Relationship with Presumption of Regularity

The presumption that public officers regularly performed their duties is not a substitute for compliance with the body-worn camera rules. The recording requirement exists precisely because execution of warrants often happens outside immediate judicial view and may affect privacy, liberty, property, and the integrity of evidence.

When officers produce a complete and reliable recording, the presumption of regularity may be reinforced by objective proof. When the required recording is absent or materially incomplete without adequate explanation, reliance on the presumption becomes weaker, especially where the accused or affected person alleges planting, unlawful entry, excessive force, or seizure outside the warrant.

The presumption of regularity never prevails over a constitutional violation. A valid warrant and regular paperwork cannot save a search that, as actually executed, became unreasonable or exceeded the authority granted by the court.

Important Distinctions

Distinction Controlling Point
Validity of the warrant Depends on probable cause, particularity, and judicial issuance requirements; camera use does not cure a void warrant.
Regularity of execution Depends on how officers implemented the warrant; camera use is a major safeguard in proving or disproving regular execution.
Failure to record May be justified by concrete circumstances, but unexplained or deliberate failure is legally adverse to the executing officers.
Technical failure Requires specific documentation and reliance on backup devices or other reliable proof, not a generic claim of malfunction.
Recording of search Documents the execution; it does not authorize expansion of the search beyond the warrant or recognized exceptions.
Recording as evidence Must still be authenticated, preserved, and presented subject to the rules on evidence and court control.

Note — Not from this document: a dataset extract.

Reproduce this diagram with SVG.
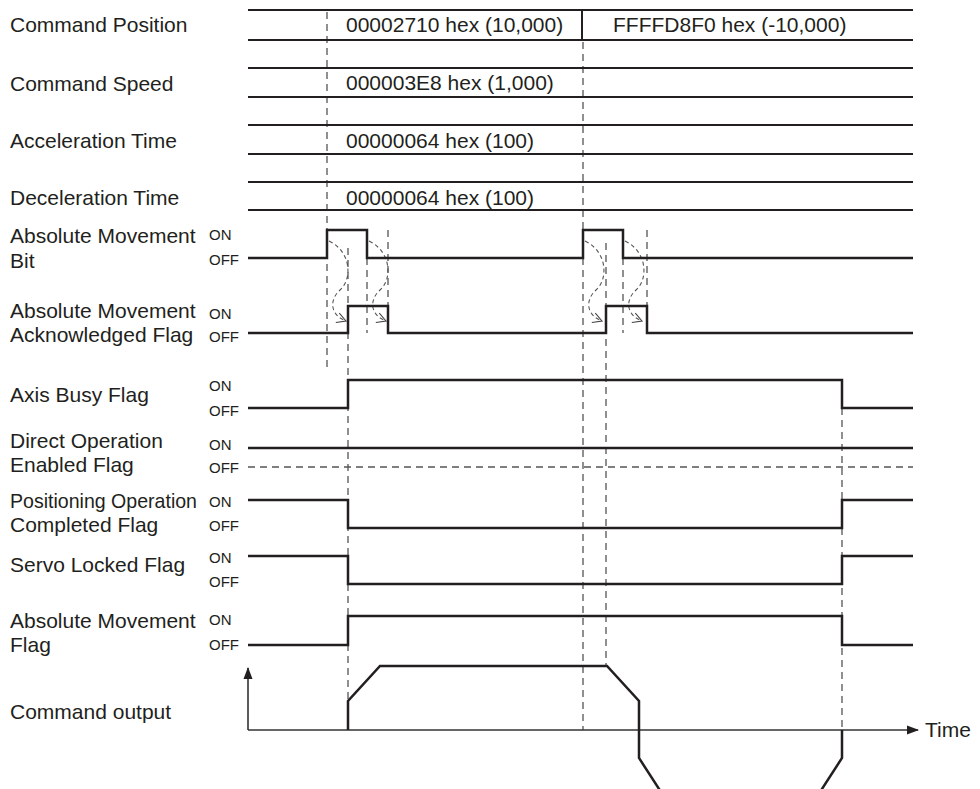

Practical Legal Consequences

The rule encourages careful execution because each material step may later be reviewed. Officers must expect the court to compare the recording with the warrant, inventory, return, affidavits, chain of custody documents, and testimony.

For search warrants, the most important recorded moments are the approach, announcement of authority and purpose, entry, identification of occupants or witnesses, actual discovery of the items, marking or handling of seized objects, inventory, and departure. These moments show whether the search was limited, witnessed, and honestly documented.

For warrants of arrest, the most important recorded moments are identification of the person, announcement of authority, manner of taking custody, use of force, search incident to arrest, and transfer to the proper authority. These moments show whether the arrest was lawful and whether any evidence later attributed to the arrested person was lawfully obtained.

The body-worn camera rule ultimately makes execution of warrants more reviewable. It protects the State by preserving proof of lawful operations, protects individuals by deterring abuse, and assists courts by replacing conflicting after-the-fact narratives with a contemporaneous record of what actually occurred.